DATASET:
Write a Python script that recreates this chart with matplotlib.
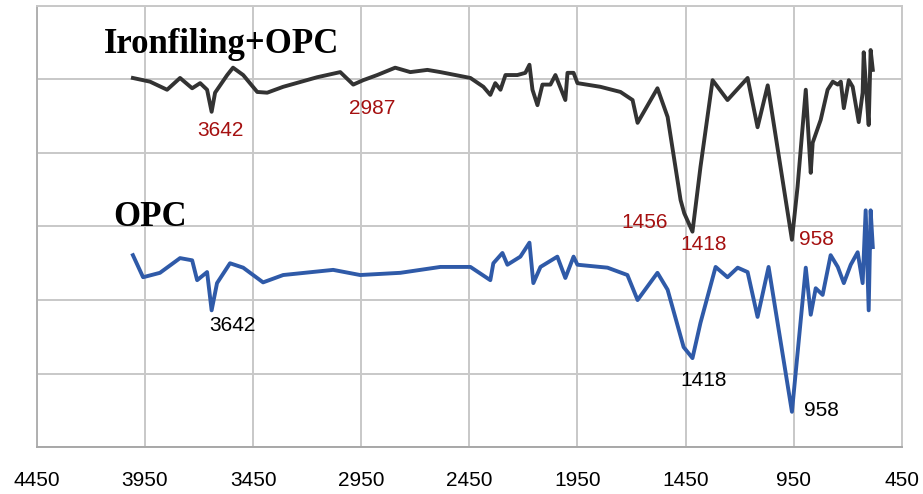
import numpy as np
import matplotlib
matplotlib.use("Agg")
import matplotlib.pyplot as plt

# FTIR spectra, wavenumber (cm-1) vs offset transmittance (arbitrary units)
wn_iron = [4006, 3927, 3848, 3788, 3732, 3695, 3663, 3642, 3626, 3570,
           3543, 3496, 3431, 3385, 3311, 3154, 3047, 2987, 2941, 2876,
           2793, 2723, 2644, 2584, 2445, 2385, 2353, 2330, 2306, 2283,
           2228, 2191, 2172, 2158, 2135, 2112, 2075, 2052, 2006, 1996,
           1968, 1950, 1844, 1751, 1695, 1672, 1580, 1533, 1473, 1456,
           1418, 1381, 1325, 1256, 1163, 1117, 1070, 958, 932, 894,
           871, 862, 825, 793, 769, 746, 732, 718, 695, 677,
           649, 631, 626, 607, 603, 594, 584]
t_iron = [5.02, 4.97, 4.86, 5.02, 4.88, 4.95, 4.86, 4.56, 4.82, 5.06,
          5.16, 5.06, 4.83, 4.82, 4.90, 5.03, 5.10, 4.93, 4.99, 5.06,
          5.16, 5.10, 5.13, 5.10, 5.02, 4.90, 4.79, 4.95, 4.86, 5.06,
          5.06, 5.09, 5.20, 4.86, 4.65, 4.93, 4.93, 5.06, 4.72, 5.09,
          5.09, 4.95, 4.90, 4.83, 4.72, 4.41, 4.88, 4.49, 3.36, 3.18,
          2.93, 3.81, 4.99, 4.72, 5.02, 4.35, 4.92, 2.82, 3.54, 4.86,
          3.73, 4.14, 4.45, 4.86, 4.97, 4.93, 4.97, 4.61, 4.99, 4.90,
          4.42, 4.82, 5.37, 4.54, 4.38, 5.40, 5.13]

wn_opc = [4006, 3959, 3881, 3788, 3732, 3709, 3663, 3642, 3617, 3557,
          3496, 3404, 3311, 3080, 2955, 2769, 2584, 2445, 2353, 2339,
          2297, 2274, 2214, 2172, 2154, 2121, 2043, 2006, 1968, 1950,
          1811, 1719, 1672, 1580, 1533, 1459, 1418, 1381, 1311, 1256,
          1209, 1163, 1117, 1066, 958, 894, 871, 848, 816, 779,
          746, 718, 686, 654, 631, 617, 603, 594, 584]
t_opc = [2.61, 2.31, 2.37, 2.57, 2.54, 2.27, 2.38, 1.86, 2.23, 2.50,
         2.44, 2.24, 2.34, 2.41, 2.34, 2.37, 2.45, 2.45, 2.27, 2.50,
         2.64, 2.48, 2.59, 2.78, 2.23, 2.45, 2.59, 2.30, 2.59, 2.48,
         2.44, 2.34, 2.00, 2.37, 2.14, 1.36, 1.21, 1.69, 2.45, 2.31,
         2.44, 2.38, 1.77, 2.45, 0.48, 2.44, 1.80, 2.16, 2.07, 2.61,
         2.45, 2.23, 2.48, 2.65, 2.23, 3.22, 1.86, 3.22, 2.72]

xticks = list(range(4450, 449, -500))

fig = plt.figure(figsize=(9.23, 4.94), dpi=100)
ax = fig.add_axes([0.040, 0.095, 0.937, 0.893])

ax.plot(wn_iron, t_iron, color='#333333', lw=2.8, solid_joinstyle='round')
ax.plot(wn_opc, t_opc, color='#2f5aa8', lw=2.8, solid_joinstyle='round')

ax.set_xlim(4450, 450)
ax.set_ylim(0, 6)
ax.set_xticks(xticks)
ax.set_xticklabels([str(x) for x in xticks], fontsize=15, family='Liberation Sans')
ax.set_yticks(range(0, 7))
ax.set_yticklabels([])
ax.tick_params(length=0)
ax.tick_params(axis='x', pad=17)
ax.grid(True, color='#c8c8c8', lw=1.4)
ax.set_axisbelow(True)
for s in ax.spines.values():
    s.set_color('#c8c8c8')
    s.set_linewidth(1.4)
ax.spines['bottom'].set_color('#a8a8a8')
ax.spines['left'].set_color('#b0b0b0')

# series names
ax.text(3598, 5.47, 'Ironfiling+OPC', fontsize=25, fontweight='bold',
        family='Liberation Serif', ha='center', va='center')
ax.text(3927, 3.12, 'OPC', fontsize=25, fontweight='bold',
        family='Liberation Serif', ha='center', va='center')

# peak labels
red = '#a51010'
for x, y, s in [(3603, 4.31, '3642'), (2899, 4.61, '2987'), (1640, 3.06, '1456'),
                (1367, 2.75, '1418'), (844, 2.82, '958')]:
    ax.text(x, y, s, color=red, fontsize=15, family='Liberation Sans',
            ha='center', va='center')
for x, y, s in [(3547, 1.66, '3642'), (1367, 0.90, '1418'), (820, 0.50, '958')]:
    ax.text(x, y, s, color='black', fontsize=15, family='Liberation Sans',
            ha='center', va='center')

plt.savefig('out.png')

---

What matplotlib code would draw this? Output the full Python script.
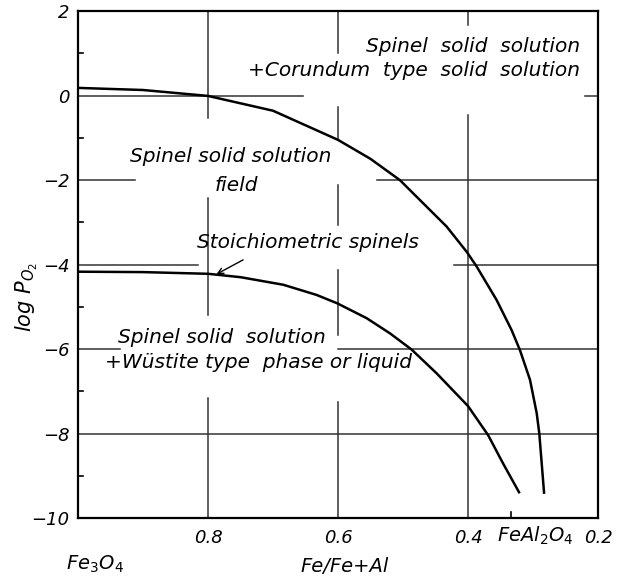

==

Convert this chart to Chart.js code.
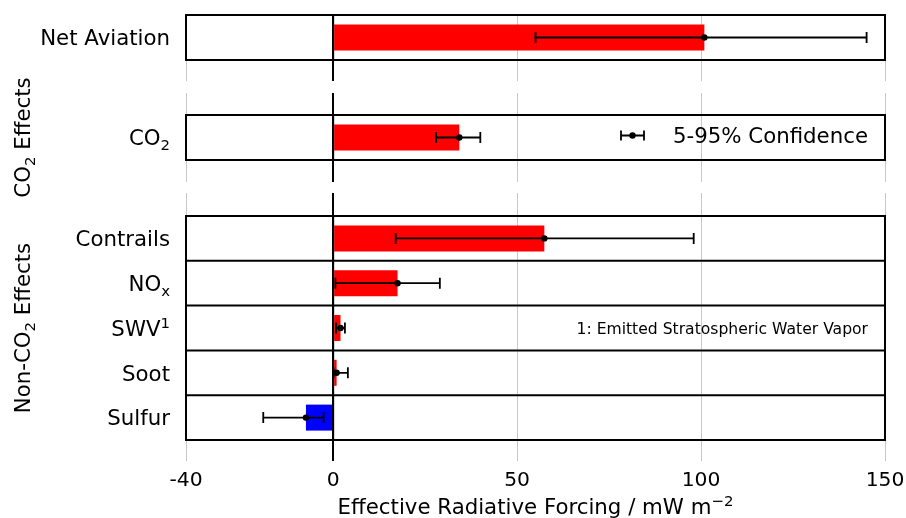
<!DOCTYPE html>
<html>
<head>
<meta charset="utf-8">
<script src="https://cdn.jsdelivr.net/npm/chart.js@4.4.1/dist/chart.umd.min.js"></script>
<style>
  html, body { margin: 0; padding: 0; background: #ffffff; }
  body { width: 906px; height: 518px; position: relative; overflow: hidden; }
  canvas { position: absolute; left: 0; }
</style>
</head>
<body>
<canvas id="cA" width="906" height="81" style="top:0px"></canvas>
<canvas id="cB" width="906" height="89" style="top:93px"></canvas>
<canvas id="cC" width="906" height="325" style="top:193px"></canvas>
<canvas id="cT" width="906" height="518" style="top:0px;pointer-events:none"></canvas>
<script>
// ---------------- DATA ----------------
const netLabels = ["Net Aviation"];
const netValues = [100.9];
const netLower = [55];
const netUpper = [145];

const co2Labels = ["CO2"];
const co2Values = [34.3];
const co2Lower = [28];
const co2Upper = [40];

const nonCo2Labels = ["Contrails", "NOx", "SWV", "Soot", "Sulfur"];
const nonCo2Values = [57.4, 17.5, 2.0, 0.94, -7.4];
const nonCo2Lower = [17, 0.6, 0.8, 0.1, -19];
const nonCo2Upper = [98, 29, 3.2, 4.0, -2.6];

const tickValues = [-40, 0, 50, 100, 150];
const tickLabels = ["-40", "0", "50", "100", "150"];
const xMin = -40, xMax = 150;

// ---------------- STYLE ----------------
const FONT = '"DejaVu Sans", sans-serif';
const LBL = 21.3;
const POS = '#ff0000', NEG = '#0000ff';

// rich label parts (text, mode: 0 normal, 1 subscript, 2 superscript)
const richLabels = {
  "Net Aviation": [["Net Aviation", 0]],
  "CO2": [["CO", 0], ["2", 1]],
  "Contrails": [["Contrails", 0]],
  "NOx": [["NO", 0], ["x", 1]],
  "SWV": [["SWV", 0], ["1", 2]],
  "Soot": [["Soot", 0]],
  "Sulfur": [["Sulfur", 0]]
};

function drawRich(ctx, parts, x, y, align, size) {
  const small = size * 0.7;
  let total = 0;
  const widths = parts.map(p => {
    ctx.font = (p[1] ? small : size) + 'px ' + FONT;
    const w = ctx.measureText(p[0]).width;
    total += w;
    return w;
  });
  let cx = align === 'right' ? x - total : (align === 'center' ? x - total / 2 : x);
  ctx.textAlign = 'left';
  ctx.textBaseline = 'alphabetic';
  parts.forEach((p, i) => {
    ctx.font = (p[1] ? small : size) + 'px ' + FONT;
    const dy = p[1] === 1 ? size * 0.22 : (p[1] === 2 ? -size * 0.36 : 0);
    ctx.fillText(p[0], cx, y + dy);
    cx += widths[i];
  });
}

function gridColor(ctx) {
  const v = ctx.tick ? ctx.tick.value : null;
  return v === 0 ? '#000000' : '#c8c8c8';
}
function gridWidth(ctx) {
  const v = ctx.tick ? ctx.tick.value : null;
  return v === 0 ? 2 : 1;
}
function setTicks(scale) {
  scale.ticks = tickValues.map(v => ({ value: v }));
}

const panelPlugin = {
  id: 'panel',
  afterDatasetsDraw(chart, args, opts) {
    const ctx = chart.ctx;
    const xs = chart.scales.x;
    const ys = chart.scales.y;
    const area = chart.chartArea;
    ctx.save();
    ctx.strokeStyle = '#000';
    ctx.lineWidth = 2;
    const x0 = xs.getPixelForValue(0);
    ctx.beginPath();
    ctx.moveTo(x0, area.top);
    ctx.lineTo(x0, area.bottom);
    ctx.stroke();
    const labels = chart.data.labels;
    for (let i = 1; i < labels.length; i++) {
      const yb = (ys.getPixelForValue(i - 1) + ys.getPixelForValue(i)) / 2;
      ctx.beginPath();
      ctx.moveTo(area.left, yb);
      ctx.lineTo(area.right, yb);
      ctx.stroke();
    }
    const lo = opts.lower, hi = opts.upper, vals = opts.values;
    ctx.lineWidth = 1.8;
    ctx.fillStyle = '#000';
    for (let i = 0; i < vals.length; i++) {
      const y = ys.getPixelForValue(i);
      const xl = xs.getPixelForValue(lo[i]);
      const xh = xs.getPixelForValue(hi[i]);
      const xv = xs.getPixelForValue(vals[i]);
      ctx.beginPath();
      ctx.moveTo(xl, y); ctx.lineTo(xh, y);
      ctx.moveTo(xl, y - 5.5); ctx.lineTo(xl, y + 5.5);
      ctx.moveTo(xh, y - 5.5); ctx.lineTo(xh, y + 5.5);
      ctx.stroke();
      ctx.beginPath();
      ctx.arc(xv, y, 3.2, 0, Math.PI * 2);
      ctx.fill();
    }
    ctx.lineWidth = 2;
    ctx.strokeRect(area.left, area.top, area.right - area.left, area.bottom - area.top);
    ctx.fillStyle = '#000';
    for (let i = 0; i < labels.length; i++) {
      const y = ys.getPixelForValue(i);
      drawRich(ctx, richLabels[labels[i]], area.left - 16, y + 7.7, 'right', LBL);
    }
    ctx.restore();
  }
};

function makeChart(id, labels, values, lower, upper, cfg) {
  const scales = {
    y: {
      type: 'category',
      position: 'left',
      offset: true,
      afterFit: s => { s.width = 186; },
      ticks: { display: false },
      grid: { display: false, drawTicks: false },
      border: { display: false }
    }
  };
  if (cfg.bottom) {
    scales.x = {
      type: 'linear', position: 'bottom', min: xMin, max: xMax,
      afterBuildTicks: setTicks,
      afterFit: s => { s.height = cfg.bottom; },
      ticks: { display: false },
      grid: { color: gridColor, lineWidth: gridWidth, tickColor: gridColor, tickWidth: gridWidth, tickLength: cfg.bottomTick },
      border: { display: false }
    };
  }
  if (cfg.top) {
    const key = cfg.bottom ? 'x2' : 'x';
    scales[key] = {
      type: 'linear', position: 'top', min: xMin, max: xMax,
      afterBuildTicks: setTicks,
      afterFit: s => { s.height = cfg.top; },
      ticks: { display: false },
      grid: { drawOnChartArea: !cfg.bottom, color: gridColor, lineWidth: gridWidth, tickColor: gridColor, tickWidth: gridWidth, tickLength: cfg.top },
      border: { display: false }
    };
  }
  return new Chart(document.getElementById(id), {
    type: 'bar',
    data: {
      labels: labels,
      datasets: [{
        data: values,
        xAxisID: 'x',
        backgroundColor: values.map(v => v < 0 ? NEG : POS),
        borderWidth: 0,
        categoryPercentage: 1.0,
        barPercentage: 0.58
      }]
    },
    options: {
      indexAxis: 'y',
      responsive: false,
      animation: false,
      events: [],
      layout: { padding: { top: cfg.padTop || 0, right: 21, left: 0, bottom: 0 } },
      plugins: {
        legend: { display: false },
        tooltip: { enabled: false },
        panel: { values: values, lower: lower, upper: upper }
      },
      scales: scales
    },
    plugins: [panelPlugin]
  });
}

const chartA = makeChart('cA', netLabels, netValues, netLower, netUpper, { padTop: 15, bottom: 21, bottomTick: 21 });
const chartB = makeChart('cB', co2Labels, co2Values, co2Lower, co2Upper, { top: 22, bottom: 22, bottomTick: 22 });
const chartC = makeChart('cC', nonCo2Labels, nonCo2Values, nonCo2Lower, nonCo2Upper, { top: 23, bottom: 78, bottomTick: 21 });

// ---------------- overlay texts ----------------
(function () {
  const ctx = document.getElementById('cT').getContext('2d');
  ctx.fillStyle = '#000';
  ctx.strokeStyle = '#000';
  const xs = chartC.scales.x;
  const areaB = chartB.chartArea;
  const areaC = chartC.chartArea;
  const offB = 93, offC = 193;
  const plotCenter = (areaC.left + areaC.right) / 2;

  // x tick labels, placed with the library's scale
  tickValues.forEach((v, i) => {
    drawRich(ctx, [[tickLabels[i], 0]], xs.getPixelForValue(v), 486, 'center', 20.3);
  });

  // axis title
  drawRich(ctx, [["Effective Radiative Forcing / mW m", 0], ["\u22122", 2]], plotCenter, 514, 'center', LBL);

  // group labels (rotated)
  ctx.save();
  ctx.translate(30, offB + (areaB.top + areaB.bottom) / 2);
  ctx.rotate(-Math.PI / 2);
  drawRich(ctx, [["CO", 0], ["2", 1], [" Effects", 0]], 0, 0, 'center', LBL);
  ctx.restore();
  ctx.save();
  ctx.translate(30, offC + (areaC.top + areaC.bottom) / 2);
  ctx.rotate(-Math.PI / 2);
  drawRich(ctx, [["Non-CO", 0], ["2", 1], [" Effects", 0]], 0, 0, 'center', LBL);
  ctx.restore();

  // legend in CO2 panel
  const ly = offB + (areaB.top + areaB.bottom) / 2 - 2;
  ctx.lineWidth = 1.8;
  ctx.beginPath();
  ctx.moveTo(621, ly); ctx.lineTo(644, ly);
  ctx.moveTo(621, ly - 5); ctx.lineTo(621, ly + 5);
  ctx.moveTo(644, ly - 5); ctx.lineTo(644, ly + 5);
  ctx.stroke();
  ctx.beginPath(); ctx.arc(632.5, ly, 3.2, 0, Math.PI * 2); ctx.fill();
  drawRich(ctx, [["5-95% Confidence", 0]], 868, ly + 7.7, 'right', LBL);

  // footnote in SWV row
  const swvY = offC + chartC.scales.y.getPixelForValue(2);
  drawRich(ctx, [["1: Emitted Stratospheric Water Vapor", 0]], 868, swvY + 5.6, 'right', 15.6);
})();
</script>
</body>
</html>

TASK DESCRIPTION: Write out again exactly the lines above from the one with "Write a Python" through the one with "4.42, 4.82, 5.37, 4.54, 4.38, 5.40, 5.13]", adding no other lines and no pictures.

FULL RESPONSE:
Write a Python script that recreates this chart with matplotlib.
import numpy as np
import matplotlib
matplotlib.use("Agg")
import matplotlib.pyplot as plt

# FTIR spectra, wavenumber (cm-1) vs offset transmittance (arbitrary units)
wn_iron = [4006, 3927, 3848, 3788, 3732, 3695, 3663, 3642, 3626, 3570,
           3543, 3496, 3431, 3385, 3311, 3154, 3047, 2987, 2941, 2876,
           2793, 2723, 2644, 2584, 2445, 2385, 2353, 2330, 2306, 2283,
           2228, 2191, 2172, 2158, 2135, 2112, 2075, 2052, 2006, 1996,
           1968, 1950, 1844, 1751, 1695, 1672, 1580, 1533, 1473, 1456,
           1418, 1381, 1325, 1256, 1163, 1117, 1070, 958, 932, 894,
           871, 862, 825, 793, 769, 746, 732, 718, 695, 677,
           649, 631, 626, 607, 603, 594, 584]
t_iron = [5.02, 4.97, 4.86, 5.02, 4.88, 4.95, 4.86, 4.56, 4.82, 5.06,
          5.16, 5.06, 4.83, 4.82, 4.90, 5.03, 5.10, 4.93, 4.99, 5.06,
          5.16, 5.10, 5.13, 5.10, 5.02, 4.90, 4.79, 4.95, 4.86, 5.06,
          5.06, 5.09, 5.20, 4.86, 4.65, 4.93, 4.93, 5.06, 4.72, 5.09,
          5.09, 4.95, 4.90, 4.83, 4.72, 4.41, 4.88, 4.49, 3.36, 3.18,
          2.93, 3.81, 4.99, 4.72, 5.02, 4.35, 4.92, 2.82, 3.54, 4.86,
          3.73, 4.14, 4.45, 4.86, 4.97, 4.93, 4.97, 4.61, 4.99, 4.90,
          4.42, 4.82, 5.37, 4.54, 4.38, 5.40, 5.13]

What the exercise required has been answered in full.